No one can deny that spring in Tennessee wears many faces. From unexpected snow to eighty-degree days, to thunderstorms and tornadoes, no one ever knows what any one day might bring. Except for the pollen and seasonal allergies, little is guaranteed.
Spring is a reminder that life brings hope.
For all the complaining we do in the South about our seasons, I am never disappointed to see the tender shoots of buttercups and tulips pressing through the ground of my small garden. They take over a once barren corner with their green heads in February, and by the end of the month, the buttercups are in full bloom. I know that the tulips will not be long behind, and though both of these flowers are too short-lived for my taste, they always show me truths of God and his Word.
Out of the deadness of our hearts, God brings something new.
The starkness of winter is a good illustration of the trials of life, the troubles in our world, and even our hardened hearts. I don’t know if you’ve been feeling it of late, but I know since the arrival of that dreaded pandemic, the mood of our world has changed. It’s been there all along, I can assure you, but I think many of us just more acutely felt it during these past few years. For many, it’s led to depression and despair. The economic downturn has also added to the downturn in attitudes and outlooks.
In the midst of our own darkness, I’ve noticed signs of a spiritual springtime. In my own life, I saw this early through an unusual television series called The Chosen. A project of Christian filmmaker Dallas Jenkins, I joined thousands of others watching the out-of-the-box production model take on an ancient story. Completely crowdfunded and free to viewers, many people found this series while isolated in the early days of the pandemic.
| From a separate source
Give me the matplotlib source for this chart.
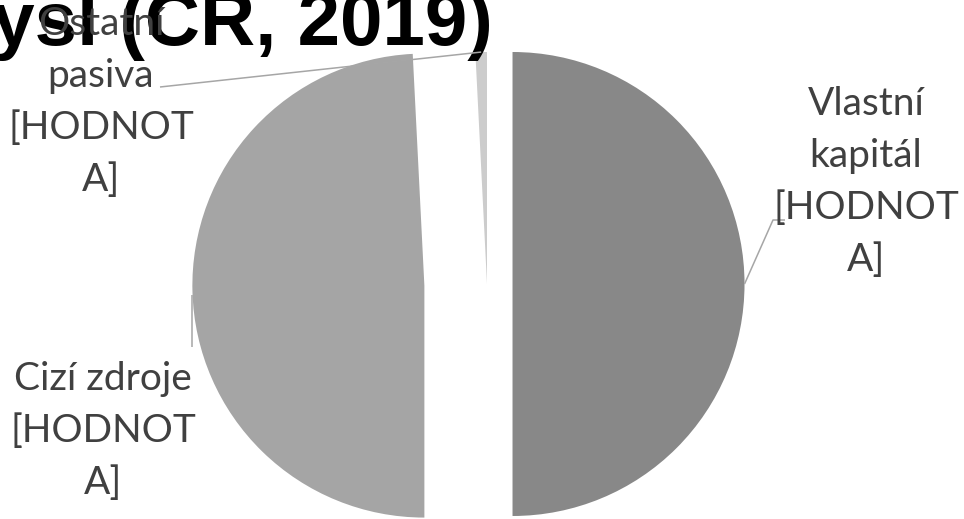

Now, officially a Chosen Fan, I’ve asked God multiple times what’s he about with this. With now over a hundred million views and translations into hundreds of languages, I have heard the changing conversations about Jesus and so many testimonies of changed lives—lives moving from darkness to light, dread to hope.
With The Chosen having finished a powerful third season in February, something else happened—revival in a small college. In the dead of winter, students were coming together day after day, week after week for prayer and worship. A small Kentucky town was overwhelmed with thousands of visitors who wanted to see what was happening. What did they find? God on the move.
Just as we were hearing this news, another movie came out in February—Jesus Revolution. This time, it’s a production of a well-known company, Lionsgate, and with a well-known actor, Kelsey Grammer, of Cheers and Frasier fame. It also had a fun co-star—Jonathan Roumie, the now well-known actor of The Chosen series who plays none other than Jesus, himself. In Jesus Revolution, however, he’s a hippie turned Jesus freak who shakes things up in the dying church of Pastor Chuck Smith.
Not surprisingly, thousands of Boomers and even some younger folk have been flocking to see this film, because it brings back wonderful memories of earlier carefree days. What we all were surprised to find, however, was that it also stirred up our faith. There is no coincidence that the time in which the Jesus Movement was birthed is not so unlike our current day.
So, as I look outside my home today, writing this article, I’m smiling at the sunshine of a glorious spring day. It has come after a day of storms, winds, and darkness, but it has come. There is no day too dark for God to move, and moving he is. We just have to watch for the signs.